PROBLEM DETAILS »
Only the lines from the top of the listing below to the line that has "W, H = 1174, 912" should be echoed, with both ends kept and pictures left out.

DATA LINES »
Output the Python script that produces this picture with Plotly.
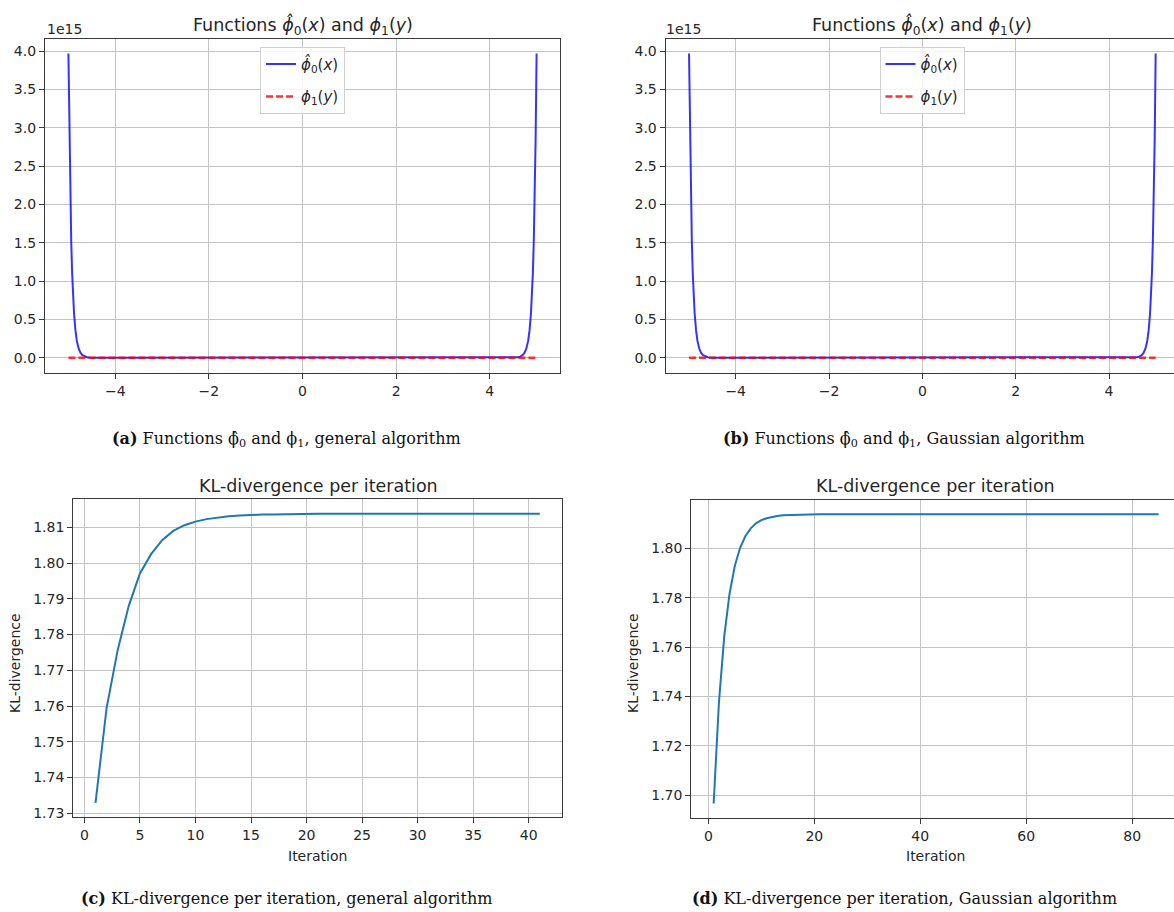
import plotly.graph_objects as go

W, H = 1174, 912

# ---------------- data ----------------
# panels (a)/(b): phi0_hat(x) in units of 1e15, phi1(y) ~ 0
phi_x = [-5.00, -4.98, -4.96, -4.94, -4.92, -4.90, -4.88, -4.85, -4.82, -4.78,
         -4.74, -4.70, -4.65, -4.60, -4.55, -4.50, -4.00, -2.00, 0.00, 2.00,
         4.00, 4.50, 4.55, 4.60, 4.65, 4.70, 4.74, 4.78, 4.82, 4.85,
         4.88, 4.90, 4.92, 4.94, 4.96, 4.98, 5.00]
phi0_vals = [3.97, 2.88, 2.09, 1.52, 1.10, 0.80, 0.58, 0.36, 0.22, 0.117,
             0.062, 0.033, 0.015, 0.007, 0.003, 0.001, 0.0, 0.0, 0.0, 0.0,
             0.0, 0.001, 0.003, 0.007, 0.015, 0.033, 0.062, 0.117, 0.22, 0.36,
             0.58, 0.80, 1.10, 1.52, 2.09, 2.88, 3.97]
phi1_x = [-5.0, -2.5, 0.0, 2.5, 5.0]
phi1_vals = [0.0, 0.0, 0.0, 0.0, 0.0]
phi_yticks = [0.0, 0.5, 1.0, 1.5, 2.0, 2.5, 3.0, 3.5, 4.0]
phi_xticks = [-4, -2, 0, 2, 4]
SCALE = 1e15

# panel (c): general algorithm
kl_general_iter = list(range(1, 42))
kl_general = [1.7329, 1.7595, 1.7757, 1.7881, 1.7971, 1.8025, 1.8064, 1.8090, 1.8106, 1.8116,
              1.8123, 1.8128, 1.8131, 1.8133, 1.8135, 1.8136, 1.8136, 1.8137, 1.8137, 1.8137,
              1.8138, 1.8138, 1.8138, 1.8138, 1.8138, 1.8138, 1.8138, 1.8138, 1.8138, 1.8138,
              1.8138, 1.8138, 1.8138, 1.8138, 1.8138, 1.8138, 1.8138, 1.8138, 1.8138, 1.8138,
              1.8138]
kl_general_xticks = [0, 5, 10, 15, 20, 25, 30, 35, 40]
kl_general_yticks = [1.73, 1.74, 1.75, 1.76, 1.77, 1.78, 1.79, 1.80, 1.81]

# panel (d): Gaussian algorithm
kl_gauss_iter = list(range(1, 86))
kl_gauss = [1.6966, 1.7376, 1.7643, 1.7816, 1.7929, 1.8002, 1.8050, 1.8081, 1.8101, 1.8114,
            1.8122, 1.8128, 1.8131, 1.8134, 1.8135, 1.8136, 1.8137, 1.8138, 1.8138, 1.8138,
            1.8138, 1.8138, 1.8138, 1.8138, 1.8138, 1.8138, 1.8138, 1.8138, 1.8138, 1.8138,
            1.8138, 1.8138, 1.8138, 1.8138, 1.8138, 1.8138, 1.8138, 1.8138, 1.8138, 1.8138,
            1.8138, 1.8138, 1.8138, 1.8138, 1.8138, 1.8138, 1.8138, 1.8138, 1.8138, 1.8138,
            1.8138, 1.8138, 1.8138, 1.8138, 1.8138, 1.8138, 1.8138, 1.8138, 1.8138, 1.8138,
            1.8138, 1.8138, 1.8138, 1.8138, 1.8138, 1.8138, 1.8138, 1.8138, 1.8138, 1.8138,
            1.8138, 1.8138, 1.8138, 1.8138, 1.8138, 1.8138, 1.8138, 1.8138, 1.8138, 1.8138,
            1.8138, 1.8138, 1.8138, 1.8138, 1.8138]
kl_gauss_xticks = [0, 20, 40, 60, 80]
kl_gauss_yticks = [1.70, 1.72, 1.74, 1.76, 1.78, 1.80]

# ---------------- text ----------------
phi_title = "Functions <i>ϕ̂</i><sub>0</sub>(<i>x</i>) and <i>ϕ</i><sub>1</sub>(<i>y</i>)"
phi0_name = "<i>ϕ̂</i><sub>0</sub>(<i>x</i>)"
phi1_name = "<i>ϕ</i><sub>1</sub>(<i>y</i>)"
kl_title = "KL-divergence per iteration"
captions = [
    "<b>(a)</b> Functions ϕ̂<sub>0</sub> and ϕ<sub>1</sub>, general algorithm",
    "<b>(b)</b> Functions ϕ̂<sub>0</sub> and ϕ<sub>1</sub>, Gaussian algorithm",
    "<b>(c)</b> KL-divergence per iteration, general algorithm",
    "<b>(d)</b> KL-divergence per iteration, Gaussian algorithm",
]

# ---------------- style ----------------
SANS = "DejaVu Sans"
SERIF = "DejaVu Serif"
TXT = "#262626"
SPINE = "#3a3a3a"
GRID = "#c4c4c4"
BLUE = "rgba(0,0,255,0.8)"
RED = "rgba(255,0,0,0.8)"
KLC = "#1f77b4"


def px(x):
    return x / W


def py(y):
    return 1 - y / H


def axis(domain, rng, tickvals, ticktext=None, mirror=True, fmt=None, anchor=None):
    d = dict(domain=domain, range=rng, tickmode="array", tickvals=tickvals,
             showgrid=True, gridcolor=GRID, gridwidth=1, zeroline=False,
             showline=True, linecolor=SPINE, linewidth=1.3, mirror=mirror,
             ticks="outside", ticklen=5, tickwidth=1.1, tickcolor=SPINE,
             tickfont=dict(family=SANS, size=14, color=TXT), anchor=anchor,
             automargin=False, fixedrange=True)
    if ticktext is not None:
        d["ticktext"] = ticktext
    if fmt is not None:
        d["tickformat"] = fmt
    return d


fig = go.Figure()

phi0_y = [v * SCALE for v in phi0_vals]
phi1_y = [v * SCALE for v in phi1_vals]

for k, (xa, ya, leg) in enumerate([("x", "y", "legend"), ("x2", "y2", "legend2")]):
    fig.add_trace(go.Scatter(x=phi_x, y=phi0_y, mode="lines", name=phi0_name,
                             line=dict(color=BLUE, width=2), xaxis=xa, yaxis=ya,
                             legend=leg, legendgroup="g0_%d" % k))
    fig.add_trace(go.Scatter(x=phi1_x, y=phi1_y, mode="lines", name=phi1_name,
                             line=dict(color=RED, width=2.5, dash="7px,3px"), xaxis=xa, yaxis=ya,
                             legend=leg, legendgroup="g1_%d" % k))

fig.add_trace(go.Scatter(x=kl_general_iter, y=kl_general, mode="lines", showlegend=False,
                         line=dict(color=KLC, width=2), xaxis="x3", yaxis="y3"))
fig.add_trace(go.Scatter(x=kl_gauss_iter, y=kl_gauss, mode="lines", showlegend=False,
                         line=dict(color=KLC, width=2), xaxis="x4", yaxis="y4"))

phi_tickvals = [t * SCALE for t in phi_yticks]
phi_ticktext = ["%.1f" % t for t in phi_yticks]

ya_dom = [py(373), py(38.7)]
yc_dom = [py(817.3), py(499.3)]
yd_dom = [py(818), py(499.7)]

legend_common = dict(bgcolor="rgba(255,255,255,0.85)", bordercolor="#d0d0d0", borderwidth=1,
                     font=dict(family=SANS, size=15, color=TXT), xanchor="center", yanchor="top",
                     traceorder="grouped", tracegroupgap=10, itemwidth=30)

fig.update_layout(
    width=W, height=H, autosize=False,
    margin=dict(l=0, r=0, t=0, b=0, pad=0),
    paper_bgcolor="white", plot_bgcolor="white",
    font=dict(family=SANS, size=14, color=TXT),
    xaxis=axis([px(45), px(560)], [-5.5, 5.5], phi_xticks, anchor="y"),
    yaxis=axis(ya_dom, [-0.199 * SCALE, 4.163 * SCALE], phi_tickvals, phi_ticktext, anchor="x"),
    xaxis2=axis([px(665.7), 1.0], [-5.5, 5.393], phi_xticks, anchor="y2"),
    yaxis2=axis(ya_dom, [-0.199 * SCALE, 4.163 * SCALE], phi_tickvals, phi_ticktext, mirror=False, anchor="x2"),
    xaxis3=axis([px(73.3), px(562)], [-1, 43], kl_general_xticks, anchor="y3"),
    yaxis3=axis(yc_dom, [1.72885, 1.81785], kl_general_yticks, fmt=".2f", anchor="x3"),
    xaxis4=axis([px(691.4), 1.0], [-3.2, 87.9], kl_gauss_xticks, anchor="y4"),
    yaxis4=axis(yd_dom, [1.6907, 1.8197], kl_gauss_yticks, fmt=".2f", mirror=False, anchor="x4"),
    legend=dict(x=px(302.5), y=py(46.7), **legend_common),
    legend2=dict(x=px(922), y=py(46.7), **legend_common),
    showlegend=True,
)

ann = []
# titles
for cx, cy, t in [(302.5, 25, phi_title), (922, 25, phi_title), (318, 486, kl_title), (935.7, 486, kl_title)]:
    ann.append(dict(x=px(cx), y=py(cy), xref="paper", yref="paper", text=t, showarrow=False,
                    xanchor="center", yanchor="middle", font=dict(family=SANS, size=17.5, color=TXT)))
# offset text
for lx in [45, 664]:
    ann.append(dict(x=px(lx), y=py(29), xref="paper", yref="paper", text="1e15", showarrow=False,
                    xanchor="left", yanchor="middle", font=dict(family=SANS, size=14, color=TXT)))
# axis labels
for cx in [317.5, 935.7]:
    ann.append(dict(x=px(cx), y=py(856), xref="paper", yref="paper", text="Iteration", showarrow=False,
                    xanchor="center", yanchor="middle", font=dict(family=SANS, size=14, color=TXT)))
for cx in [15, 633]:
    ann.append(dict(x=px(cx), y=py(663), xref="paper", yref="paper", text="KL-divergence", showarrow=False,
                    textangle=-90, xanchor="center", yanchor="middle", font=dict(family=SANS, size=14, color=TXT)))
# captions
for (cx, cy), t in zip([(286, 439), (904, 439), (286, 898), (904, 898)], captions):
    ann.append(dict(x=px(cx), y=py(cy), xref="paper", yref="paper", text=t, showarrow=False,
                    xanchor="center", yanchor="middle", font=dict(family=SERIF, size=16, color="#111111")))
fig.update_layout(annotations=ann)

fig.write_html(
    "out.html",
    config={"displayModeBar": False},
    post_script="document.body.style.margin='0';document.body.style.padding='0';"
                "document.documentElement.style.margin='0';document.body.style.overflow='hidden';",
)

SOLUTION TO THIS EXERCISE »
Output the Python script that produces this picture with Plotly.
import plotly.graph_objects as go

W, H = 1174, 912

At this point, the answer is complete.